Saturday, November 19


The current controversy at the Philadelphia Zoo over possibly ending their elephant exhibit may be a tipping point for the national debate on elephants and zoos. What I mean is that when one zoo courageously closes its elephant house out of concern for the animals, that's an anomaly. When a couple zoos do so, it's just mildly interesting. We're now at "mild trend" level with a handful of zoos wrestling with the elephant question, and if one of the nation's most venerable and high-profile zoos throws in with the rest, it could soon get to the point where the story now becomes the diminishing number of zoos that are still stubbornly hanging onto this anachronism of cruelty.

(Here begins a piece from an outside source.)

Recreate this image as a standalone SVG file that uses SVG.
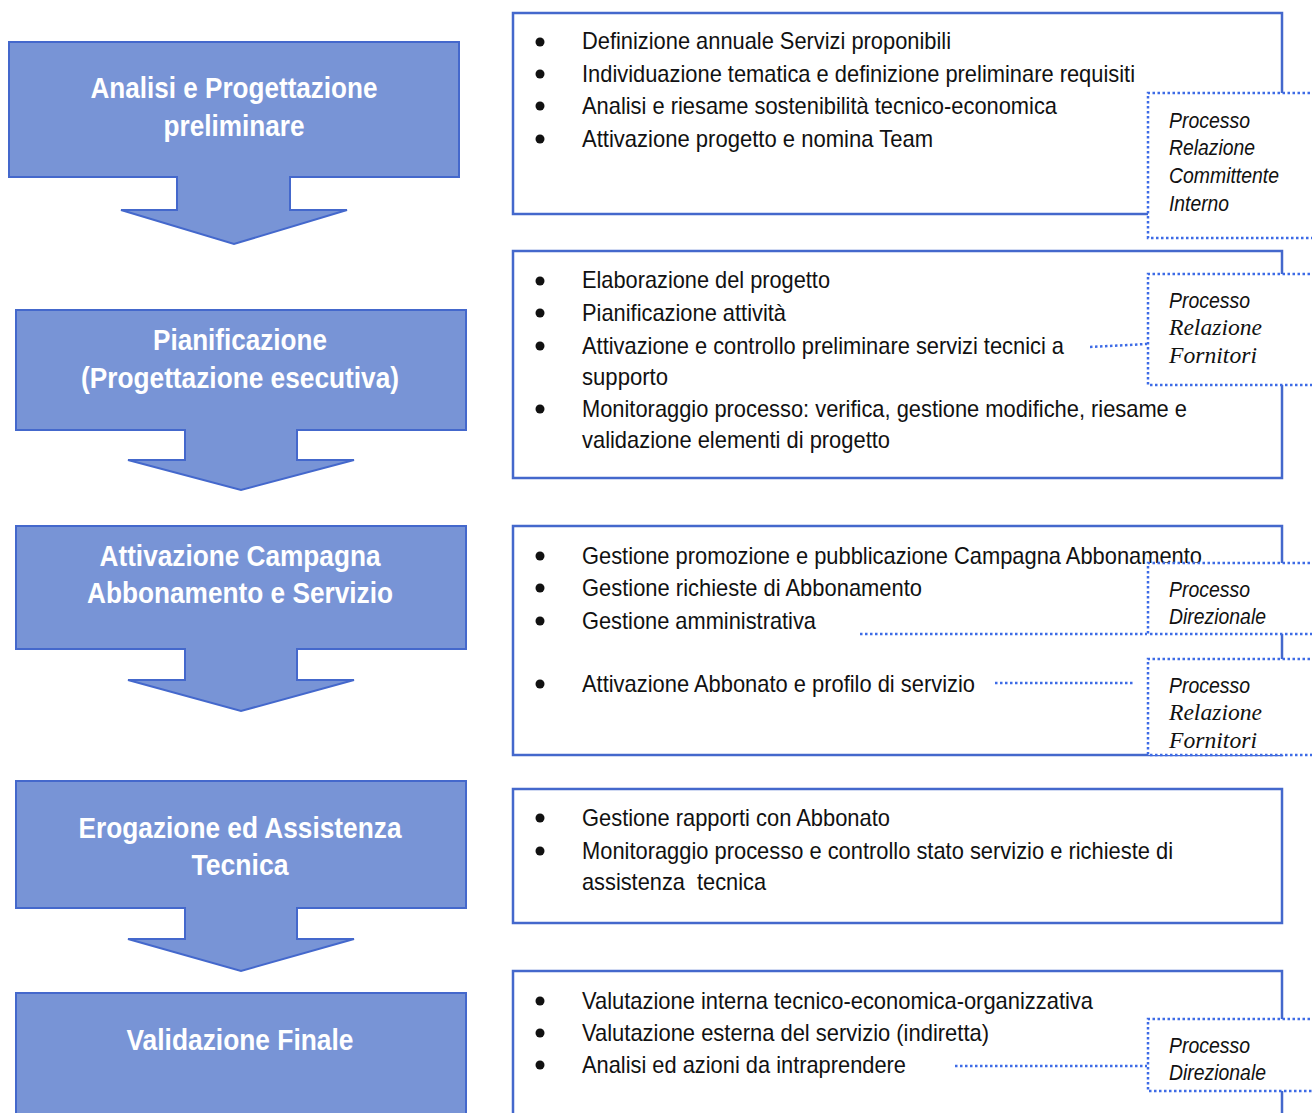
<svg xmlns="http://www.w3.org/2000/svg" width="1312" height="1113" viewBox="0 0 1312 1113">
<style>
.stage{fill:#7894D6;stroke:#4468CC;stroke-width:2}
.st{font-family:"Liberation Sans",Arial,sans-serif;font-weight:bold;font-size:29px;fill:#fff;text-anchor:middle}
.box{fill:#fff;stroke:#4468CC;stroke-width:2.5}
.tx{font-family:"Liberation Sans",Arial,sans-serif;font-size:24px;fill:#111}
.dot{fill:#fff;stroke:#3D6BE6;stroke-width:2.5;stroke-dasharray:2.5 2.5}
.dl{fill:none;stroke:#3D6BE6;stroke-width:2.5;stroke-dasharray:2.5 2.5}
.it{font-family:"Liberation Sans",Arial,sans-serif;font-style:italic;font-size:22px;fill:#111}
.its{font-family:"Liberation Serif","Times New Roman",serif;font-style:italic;font-size:23px;fill:#111}
.b{fill:#111}
</style>
<defs>
<clipPath id="c3b"><rect x="1148" y="660" width="164" height="88"/></clipPath>
</defs>

<g id="stage1">
<path class="stage" d="M9,42 H459 V177 H290 V210 H347 L234,244 L121,210 H177 V177 H9 Z"/>
<text class="st" x="234" y="98" textLength="287" lengthAdjust="spacingAndGlyphs">Analisi e Progettazione</text>
<text class="st" x="234" y="136" textLength="141" lengthAdjust="spacingAndGlyphs">preliminare</text>
</g>
<g id="stage2">
<path class="stage" d="M16,310 H466 V430 H297 V460 H354 L241,490 L128,460 H185 V430 H16 Z"/>
<text class="st" x="240" y="350" textLength="174" lengthAdjust="spacingAndGlyphs">Pianificazione</text>
<text class="st" x="240" y="388" textLength="318" lengthAdjust="spacingAndGlyphs">(Progettazione esecutiva)</text>
</g>
<g id="stage3">
<path class="stage" d="M16,526 H466 V649 H297 V680 H354 L241,711 L128,680 H185 V649 H16 Z"/>
<text class="st" x="240" y="566" textLength="281" lengthAdjust="spacingAndGlyphs">Attivazione Campagna</text>
<text class="st" x="240" y="603" textLength="306" lengthAdjust="spacingAndGlyphs">Abbonamento e Servizio</text>
</g>
<g id="stage4">
<path class="stage" d="M16,781 H466 V908 H297 V939 H354 L241,971 L128,939 H185 V908 H16 Z"/>
<text class="st" x="240" y="838" textLength="323" lengthAdjust="spacingAndGlyphs">Erogazione ed Assistenza</text>
<text class="st" x="240" y="875" textLength="97" lengthAdjust="spacingAndGlyphs">Tecnica</text>
</g>
<g id="stage5">
<path class="stage" d="M16,1120 V993 H466 V1120"/>
<text class="st" x="240" y="1050" textLength="227" lengthAdjust="spacingAndGlyphs">Validazione Finale</text>
</g>

<g id="box1">
<rect class="box" x="513" y="13" width="769" height="201"/>
<circle class="b" cx="540" cy="42" r="4.5"/><circle class="b" cx="540" cy="74" r="4.5"/><circle class="b" cx="540" cy="106" r="4.5"/><circle class="b" cx="540" cy="139" r="4.5"/>
<text class="tx" x="582" y="49" textLength="369" lengthAdjust="spacingAndGlyphs">Definizione annuale Servizi proponibili</text>
<text class="tx" x="582" y="82" textLength="553" lengthAdjust="spacingAndGlyphs">Individuazione tematica e definizione preliminare requisiti</text>
<text class="tx" x="582" y="114" textLength="475" lengthAdjust="spacingAndGlyphs">Analisi e riesame sostenibilità tecnico-economica</text>
<text class="tx" x="582" y="147" textLength="351" lengthAdjust="spacingAndGlyphs">Attivazione progetto e nomina Team</text>
</g>
<g id="box2">
<rect class="box" x="513" y="251" width="769" height="227"/>
<circle class="b" cx="540" cy="281" r="4.5"/><circle class="b" cx="540" cy="313" r="4.5"/><circle class="b" cx="540" cy="346" r="4.5"/><circle class="b" cx="540" cy="409" r="4.5"/>
<text class="tx" x="582" y="288" textLength="248" lengthAdjust="spacingAndGlyphs">Elaborazione del progetto</text>
<text class="tx" x="582" y="321" textLength="204" lengthAdjust="spacingAndGlyphs">Pianificazione attività</text>
<text class="tx" x="582" y="354" textLength="482" lengthAdjust="spacingAndGlyphs">Attivazione e controllo preliminare servizi tecnici a</text>
<text class="tx" x="582" y="385" textLength="86" lengthAdjust="spacingAndGlyphs">supporto</text>
<text class="tx" x="582" y="417" textLength="605" lengthAdjust="spacingAndGlyphs">Monitoraggio processo: verifica, gestione modifiche, riesame e</text>
<text class="tx" x="582" y="448" textLength="308" lengthAdjust="spacingAndGlyphs">validazione elementi di progetto</text>
</g>
<g id="box3">
<rect class="box" x="513" y="526" width="769" height="229"/>
<circle class="b" cx="540" cy="556" r="4.5"/><circle class="b" cx="540" cy="588" r="4.5"/><circle class="b" cx="540" cy="621" r="4.5"/><circle class="b" cx="540" cy="684" r="4.5"/>
<text class="tx" x="582" y="564" textLength="620" lengthAdjust="spacingAndGlyphs">Gestione promozione e pubblicazione Campagna Abbonamento</text>
<text class="tx" x="582" y="596" textLength="340" lengthAdjust="spacingAndGlyphs">Gestione richieste di Abbonamento</text>
<text class="tx" x="582" y="629" textLength="234" lengthAdjust="spacingAndGlyphs">Gestione amministrativa</text>
<text class="tx" x="582" y="692" textLength="393" lengthAdjust="spacingAndGlyphs">Attivazione Abbonato e profilo di servizio</text>
</g>
<g id="box4">
<rect class="box" x="513" y="789" width="769" height="134"/>
<circle class="b" cx="540" cy="818" r="4.5"/><circle class="b" cx="540" cy="851" r="4.5"/>
<text class="tx" x="582" y="826" textLength="308" lengthAdjust="spacingAndGlyphs">Gestione rapporti con Abbonato</text>
<text class="tx" x="582" y="859" textLength="591" lengthAdjust="spacingAndGlyphs">Monitoraggio processo e controllo stato servizio e richieste di</text>
<text class="tx" x="582" y="890" textLength="184" lengthAdjust="spacingAndGlyphs">assistenza&#160; tecnica</text>
</g>
<g id="box5">
<path class="box" d="M513,1120 V971 H1282 V1120"/>
<circle class="b" cx="540" cy="1001" r="4.5"/><circle class="b" cx="540" cy="1033" r="4.5"/><circle class="b" cx="540" cy="1065" r="4.5"/>
<text class="tx" x="582" y="1009" textLength="511" lengthAdjust="spacingAndGlyphs">Valutazione interna tecnico-economica-organizzativa</text>
<text class="tx" x="582" y="1041" textLength="407" lengthAdjust="spacingAndGlyphs">Valutazione esterna del servizio (indiretta)</text>
<text class="tx" x="582" y="1073" textLength="324" lengthAdjust="spacingAndGlyphs">Analisi ed azioni da intraprendere</text>
</g>

<g id="connectors">
<path class="dl" d="M1090,347 L1147,344"/>
<path class="dl" d="M860,634 H1147"/>
<path class="dl" d="M995,683 H1135"/>
<path class="dl" d="M955,1066 H1147"/>
</g>

<g id="proc1">
<path class="dot" d="M1320,93 H1148 V238 H1320"/>
<text class="it" x="1169" y="128" textLength="81" lengthAdjust="spacingAndGlyphs">Processo</text>
<text class="it" x="1169" y="155" textLength="86" lengthAdjust="spacingAndGlyphs">Relazione</text>
<text class="it" x="1169" y="183" textLength="110" lengthAdjust="spacingAndGlyphs">Committente</text>
<text class="it" x="1169" y="211" textLength="60" lengthAdjust="spacingAndGlyphs">Interno</text>
</g>
<g id="proc2">
<path class="dot" d="M1320,274 H1148 V385 H1320"/>
<text class="it" x="1169" y="308" textLength="81" lengthAdjust="spacingAndGlyphs">Processo</text>
<text class="its" x="1169" y="335" textLength="93" lengthAdjust="spacingAndGlyphs">Relazione</text>
<text class="its" x="1169" y="363" textLength="88" lengthAdjust="spacingAndGlyphs">Fornitori</text>
</g>
<g id="proc3">
<path class="dot" d="M1320,563 H1148 V634 H1320"/>
<text class="it" x="1169" y="597" textLength="81" lengthAdjust="spacingAndGlyphs">Processo</text>
<text class="it" x="1169" y="624" textLength="97" lengthAdjust="spacingAndGlyphs">Direzionale</text>
</g>
<g id="proc4">
<path class="dot" d="M1320,659 H1148 V755 H1320"/>
<g clip-path="url(#c3b)">
<text class="it" x="1169" y="693" textLength="81" lengthAdjust="spacingAndGlyphs">Processo</text>
<text class="its" x="1169" y="720" textLength="93" lengthAdjust="spacingAndGlyphs">Relazione</text>
<text class="its" x="1169" y="748" textLength="88" lengthAdjust="spacingAndGlyphs">Fornitori</text>
</g>
</g>
<g id="proc5">
<path class="dot" d="M1320,1019 H1148 V1091 H1320"/>
<text class="it" x="1169" y="1053" textLength="81" lengthAdjust="spacingAndGlyphs">Processo</text>
<text class="it" x="1169" y="1080" textLength="97" lengthAdjust="spacingAndGlyphs">Direzionale</text>
</g>
</svg>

I really can't see this going any direction other than forward, with the only question being whether it will continue to gather momentum or whether there will be fits and starts over the next couple years. But let's face it, the case is incontrovertible. There's no true advantage to elephants in becoming slaves to human entertainment, and talk of "conservation" is an obvious smokescreen: As soon as the issue of "conserving" the elephants out of public view arises, it's clear that profit is the real concern. Note in this story on the Philly situation ("Philadelphia Zoo May End Elephant Exhibit Because of Shortfall"):

    Some zoo officials are resolved to keep their elephants. The Birmingham Zoo in Alabama, which has had Mona for more than 50 years, plans a $15 million expansion that will add waterfalls and tree canopies on 20 acres for more elephants. "Hiding them in a sanctuary doesn't do it,'' said William Foster, the zoo's chief executive. "They need to be seen.''
"Need"? In what way do the elephants "need" to be seen? How does being seen benefit them? Do you perhaps mean, "they need to be monetized"?

Similarly, in yet another example of the National Zoo cluelessness as to its animals' health issues, there's an elephant there now, Toni, who is receiving treatment for arthritis in her legs. "The zoo said in September that if the condition worsens, she might have to be euthanized -- a possibility that has prompted two animal rights groups to push to have Toni moved to an elephant sanctuary, where she would have more room to exercise and be on softer ground." Well, OK, sounds good, except a zoo official "said a sanctuary is not the answer for Toni, who needs constant medical care. He does not want to separate her from the only elephants she has known." Well, yeah, except "euthanizing" her is just about by definition separating her from them, as well as from other things. Besides, it's a false dilemma - why separate them? Send all the freakin' elephants to the same sanctuary. Problem solved!